INPUT —
--- Start ---
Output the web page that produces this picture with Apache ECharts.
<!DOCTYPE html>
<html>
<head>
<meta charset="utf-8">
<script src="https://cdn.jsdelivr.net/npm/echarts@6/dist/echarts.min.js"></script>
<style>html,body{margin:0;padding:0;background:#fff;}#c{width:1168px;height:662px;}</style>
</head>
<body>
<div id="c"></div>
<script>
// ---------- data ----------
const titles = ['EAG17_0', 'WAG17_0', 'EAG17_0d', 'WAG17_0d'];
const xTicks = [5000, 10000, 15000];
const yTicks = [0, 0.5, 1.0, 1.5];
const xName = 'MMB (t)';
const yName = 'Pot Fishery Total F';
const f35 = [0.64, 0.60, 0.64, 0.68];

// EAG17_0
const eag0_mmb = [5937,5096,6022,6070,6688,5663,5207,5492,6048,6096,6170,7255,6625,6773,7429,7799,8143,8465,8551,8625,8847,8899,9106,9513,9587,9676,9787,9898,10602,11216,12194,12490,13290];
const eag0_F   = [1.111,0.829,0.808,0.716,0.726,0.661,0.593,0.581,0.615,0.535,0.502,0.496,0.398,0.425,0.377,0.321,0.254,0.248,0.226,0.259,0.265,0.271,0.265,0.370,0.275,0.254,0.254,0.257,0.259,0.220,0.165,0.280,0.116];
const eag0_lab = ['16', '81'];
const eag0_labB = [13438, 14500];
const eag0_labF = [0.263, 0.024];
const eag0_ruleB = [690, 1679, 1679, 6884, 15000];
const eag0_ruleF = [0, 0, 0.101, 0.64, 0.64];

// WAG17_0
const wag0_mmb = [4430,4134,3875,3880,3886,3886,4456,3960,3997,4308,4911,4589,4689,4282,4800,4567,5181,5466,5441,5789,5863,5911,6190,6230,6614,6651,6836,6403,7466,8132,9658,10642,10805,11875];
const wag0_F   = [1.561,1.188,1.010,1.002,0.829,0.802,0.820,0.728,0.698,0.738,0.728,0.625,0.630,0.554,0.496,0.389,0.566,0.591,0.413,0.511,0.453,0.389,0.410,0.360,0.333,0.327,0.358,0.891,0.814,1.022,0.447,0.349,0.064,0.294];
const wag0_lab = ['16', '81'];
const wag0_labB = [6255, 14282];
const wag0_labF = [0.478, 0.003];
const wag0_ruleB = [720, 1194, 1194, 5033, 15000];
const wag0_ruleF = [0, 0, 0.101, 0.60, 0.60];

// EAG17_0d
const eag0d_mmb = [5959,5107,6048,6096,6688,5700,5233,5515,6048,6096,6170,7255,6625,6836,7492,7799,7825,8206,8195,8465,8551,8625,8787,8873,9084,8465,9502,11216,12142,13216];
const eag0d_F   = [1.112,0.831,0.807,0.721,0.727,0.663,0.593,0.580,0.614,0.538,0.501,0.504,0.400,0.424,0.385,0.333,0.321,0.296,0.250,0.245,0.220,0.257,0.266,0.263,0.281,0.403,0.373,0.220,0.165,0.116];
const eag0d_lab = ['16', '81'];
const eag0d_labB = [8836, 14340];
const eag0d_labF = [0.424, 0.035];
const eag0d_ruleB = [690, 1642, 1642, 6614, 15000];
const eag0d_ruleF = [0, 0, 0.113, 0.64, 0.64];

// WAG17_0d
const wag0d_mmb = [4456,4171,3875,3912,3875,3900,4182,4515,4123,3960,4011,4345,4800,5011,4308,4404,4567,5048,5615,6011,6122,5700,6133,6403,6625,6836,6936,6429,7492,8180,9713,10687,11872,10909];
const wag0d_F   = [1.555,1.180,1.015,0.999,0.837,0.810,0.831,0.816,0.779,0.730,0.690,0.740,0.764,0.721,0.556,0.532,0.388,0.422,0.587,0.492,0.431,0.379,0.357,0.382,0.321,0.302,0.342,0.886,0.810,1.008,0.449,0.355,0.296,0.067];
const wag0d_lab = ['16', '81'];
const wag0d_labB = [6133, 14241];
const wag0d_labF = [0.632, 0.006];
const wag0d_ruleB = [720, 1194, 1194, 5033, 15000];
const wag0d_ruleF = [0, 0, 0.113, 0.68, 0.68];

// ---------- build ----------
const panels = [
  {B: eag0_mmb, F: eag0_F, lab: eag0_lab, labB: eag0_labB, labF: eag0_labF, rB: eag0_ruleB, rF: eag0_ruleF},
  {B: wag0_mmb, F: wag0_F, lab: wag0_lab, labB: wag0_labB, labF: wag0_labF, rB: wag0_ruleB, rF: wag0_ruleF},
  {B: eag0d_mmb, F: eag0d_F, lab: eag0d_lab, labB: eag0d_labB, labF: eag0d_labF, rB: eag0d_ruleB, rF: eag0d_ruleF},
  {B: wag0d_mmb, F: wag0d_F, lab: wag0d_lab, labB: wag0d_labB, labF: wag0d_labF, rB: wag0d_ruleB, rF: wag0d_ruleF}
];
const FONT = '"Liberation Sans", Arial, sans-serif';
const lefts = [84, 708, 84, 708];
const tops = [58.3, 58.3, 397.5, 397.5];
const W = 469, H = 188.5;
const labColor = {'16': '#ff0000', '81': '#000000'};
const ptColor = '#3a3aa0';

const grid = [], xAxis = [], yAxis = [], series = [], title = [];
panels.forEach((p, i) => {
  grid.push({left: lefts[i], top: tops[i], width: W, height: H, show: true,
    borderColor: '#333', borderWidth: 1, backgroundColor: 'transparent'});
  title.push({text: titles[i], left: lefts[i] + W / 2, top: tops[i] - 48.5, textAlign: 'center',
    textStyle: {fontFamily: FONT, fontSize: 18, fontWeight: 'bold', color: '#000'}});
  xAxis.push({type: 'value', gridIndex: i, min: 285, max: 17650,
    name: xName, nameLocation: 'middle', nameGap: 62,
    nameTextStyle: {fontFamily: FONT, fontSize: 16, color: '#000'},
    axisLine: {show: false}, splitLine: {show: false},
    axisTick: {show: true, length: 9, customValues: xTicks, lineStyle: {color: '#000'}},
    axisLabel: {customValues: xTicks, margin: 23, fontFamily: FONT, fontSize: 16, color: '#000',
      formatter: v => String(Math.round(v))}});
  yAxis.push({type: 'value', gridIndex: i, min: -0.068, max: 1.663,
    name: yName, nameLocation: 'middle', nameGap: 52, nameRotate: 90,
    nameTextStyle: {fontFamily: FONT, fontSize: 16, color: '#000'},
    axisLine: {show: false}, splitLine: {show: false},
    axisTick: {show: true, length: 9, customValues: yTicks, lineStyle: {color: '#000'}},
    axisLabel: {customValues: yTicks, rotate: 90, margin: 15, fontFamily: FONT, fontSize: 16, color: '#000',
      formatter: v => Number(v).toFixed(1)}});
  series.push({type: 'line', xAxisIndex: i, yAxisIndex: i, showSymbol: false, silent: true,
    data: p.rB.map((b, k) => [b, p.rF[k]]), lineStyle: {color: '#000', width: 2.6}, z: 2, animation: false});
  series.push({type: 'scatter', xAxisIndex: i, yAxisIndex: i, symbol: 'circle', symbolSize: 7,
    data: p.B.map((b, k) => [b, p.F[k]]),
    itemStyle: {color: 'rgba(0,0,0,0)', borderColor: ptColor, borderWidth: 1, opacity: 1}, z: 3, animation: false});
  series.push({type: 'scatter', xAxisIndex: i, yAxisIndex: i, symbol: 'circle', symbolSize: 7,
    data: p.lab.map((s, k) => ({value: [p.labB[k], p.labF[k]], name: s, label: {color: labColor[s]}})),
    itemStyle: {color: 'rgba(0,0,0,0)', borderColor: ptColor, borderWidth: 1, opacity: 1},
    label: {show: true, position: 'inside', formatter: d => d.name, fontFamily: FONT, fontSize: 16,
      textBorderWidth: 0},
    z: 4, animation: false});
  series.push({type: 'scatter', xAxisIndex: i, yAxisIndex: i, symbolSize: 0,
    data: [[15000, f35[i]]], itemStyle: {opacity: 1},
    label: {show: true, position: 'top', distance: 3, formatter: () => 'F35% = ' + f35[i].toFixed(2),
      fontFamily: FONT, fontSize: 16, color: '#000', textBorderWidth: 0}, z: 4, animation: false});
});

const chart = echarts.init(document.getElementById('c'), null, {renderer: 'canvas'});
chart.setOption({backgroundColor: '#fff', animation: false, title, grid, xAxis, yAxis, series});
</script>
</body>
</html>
--- End ---
--- Start ---
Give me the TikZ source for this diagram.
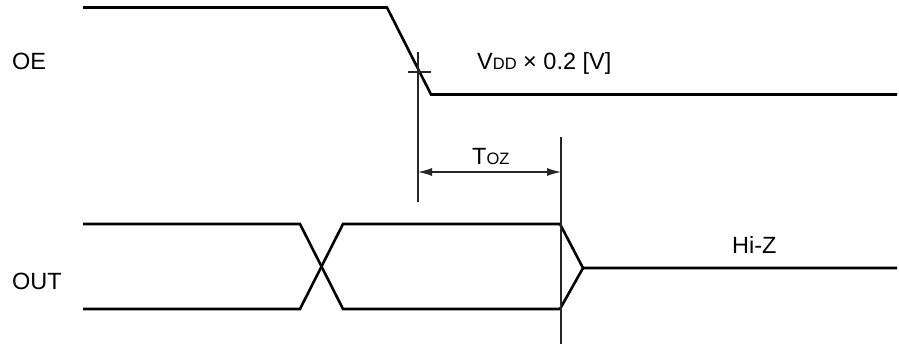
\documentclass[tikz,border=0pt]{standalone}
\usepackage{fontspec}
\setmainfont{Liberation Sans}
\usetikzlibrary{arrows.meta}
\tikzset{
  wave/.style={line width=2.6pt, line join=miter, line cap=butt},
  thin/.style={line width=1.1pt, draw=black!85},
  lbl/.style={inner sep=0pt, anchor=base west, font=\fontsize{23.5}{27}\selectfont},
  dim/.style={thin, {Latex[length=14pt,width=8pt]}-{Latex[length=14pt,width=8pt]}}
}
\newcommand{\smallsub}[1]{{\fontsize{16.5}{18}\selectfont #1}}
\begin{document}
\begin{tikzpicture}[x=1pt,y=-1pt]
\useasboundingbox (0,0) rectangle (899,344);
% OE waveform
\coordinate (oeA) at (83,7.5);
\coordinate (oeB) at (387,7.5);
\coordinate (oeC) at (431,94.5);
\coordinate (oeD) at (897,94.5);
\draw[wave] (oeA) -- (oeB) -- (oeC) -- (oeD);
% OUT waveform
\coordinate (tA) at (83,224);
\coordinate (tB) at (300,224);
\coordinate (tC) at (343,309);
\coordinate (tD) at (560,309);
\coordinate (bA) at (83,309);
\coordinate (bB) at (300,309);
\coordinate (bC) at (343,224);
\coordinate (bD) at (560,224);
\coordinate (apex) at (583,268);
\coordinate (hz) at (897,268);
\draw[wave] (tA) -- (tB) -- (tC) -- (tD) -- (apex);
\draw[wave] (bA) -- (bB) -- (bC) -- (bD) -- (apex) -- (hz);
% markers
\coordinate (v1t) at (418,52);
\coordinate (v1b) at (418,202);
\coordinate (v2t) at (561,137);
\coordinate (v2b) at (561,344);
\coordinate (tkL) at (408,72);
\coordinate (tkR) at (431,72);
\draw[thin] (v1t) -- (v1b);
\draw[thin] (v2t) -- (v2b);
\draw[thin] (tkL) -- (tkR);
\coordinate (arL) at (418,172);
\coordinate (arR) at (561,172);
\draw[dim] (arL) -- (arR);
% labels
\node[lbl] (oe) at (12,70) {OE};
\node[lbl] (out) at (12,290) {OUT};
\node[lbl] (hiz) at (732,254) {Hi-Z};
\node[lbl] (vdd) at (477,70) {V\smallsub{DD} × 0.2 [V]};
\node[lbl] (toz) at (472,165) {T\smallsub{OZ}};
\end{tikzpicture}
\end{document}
--- End ---
GIVEN REQUEST — Reproduce only the lines from the one containing "Output the web" through the one containing "const wag0_ruleF = [0, 0, 0.101, 0.60, 0.60];", inclusive of both.

WRITTEN RESPONSE —
Output the web page that produces this picture with Apache ECharts.
<!DOCTYPE html>
<html>
<head>
<meta charset="utf-8">
<script src="https://cdn.jsdelivr.net/npm/echarts@6/dist/echarts.min.js"></script>
<style>html,body{margin:0;padding:0;background:#fff;}#c{width:1168px;height:662px;}</style>
</head>
<body>
<div id="c"></div>
<script>
// ---------- data ----------
const titles = ['EAG17_0', 'WAG17_0', 'EAG17_0d', 'WAG17_0d'];
const xTicks = [5000, 10000, 15000];
const yTicks = [0, 0.5, 1.0, 1.5];
const xName = 'MMB (t)';
const yName = 'Pot Fishery Total F';
const f35 = [0.64, 0.60, 0.64, 0.68];

// EAG17_0
const eag0_mmb = [5937,5096,6022,6070,6688,5663,5207,5492,6048,6096,6170,7255,6625,6773,7429,7799,8143,8465,8551,8625,8847,8899,9106,9513,9587,9676,9787,9898,10602,11216,12194,12490,13290];
const eag0_F   = [1.111,0.829,0.808,0.716,0.726,0.661,0.593,0.581,0.615,0.535,0.502,0.496,0.398,0.425,0.377,0.321,0.254,0.248,0.226,0.259,0.265,0.271,0.265,0.370,0.275,0.254,0.254,0.257,0.259,0.220,0.165,0.280,0.116];
const eag0_lab = ['16', '81'];
const eag0_labB = [13438, 14500];
const eag0_labF = [0.263, 0.024];
const eag0_ruleB = [690, 1679, 1679, 6884, 15000];
const eag0_ruleF = [0, 0, 0.101, 0.64, 0.64];

// WAG17_0
const wag0_mmb = [4430,4134,3875,3880,3886,3886,4456,3960,3997,4308,4911,4589,4689,4282,4800,4567,5181,5466,5441,5789,5863,5911,6190,6230,6614,6651,6836,6403,7466,8132,9658,10642,10805,11875];
const wag0_F   = [1.561,1.188,1.010,1.002,0.829,0.802,0.820,0.728,0.698,0.738,0.728,0.625,0.630,0.554,0.496,0.389,0.566,0.591,0.413,0.511,0.453,0.389,0.410,0.360,0.333,0.327,0.358,0.891,0.814,1.022,0.447,0.349,0.064,0.294];
const wag0_lab = ['16', '81'];
const wag0_labB = [6255, 14282];
const wag0_labF = [0.478, 0.003];
const wag0_ruleB = [720, 1194, 1194, 5033, 15000];
const wag0_ruleF = [0, 0, 0.101, 0.60, 0.60];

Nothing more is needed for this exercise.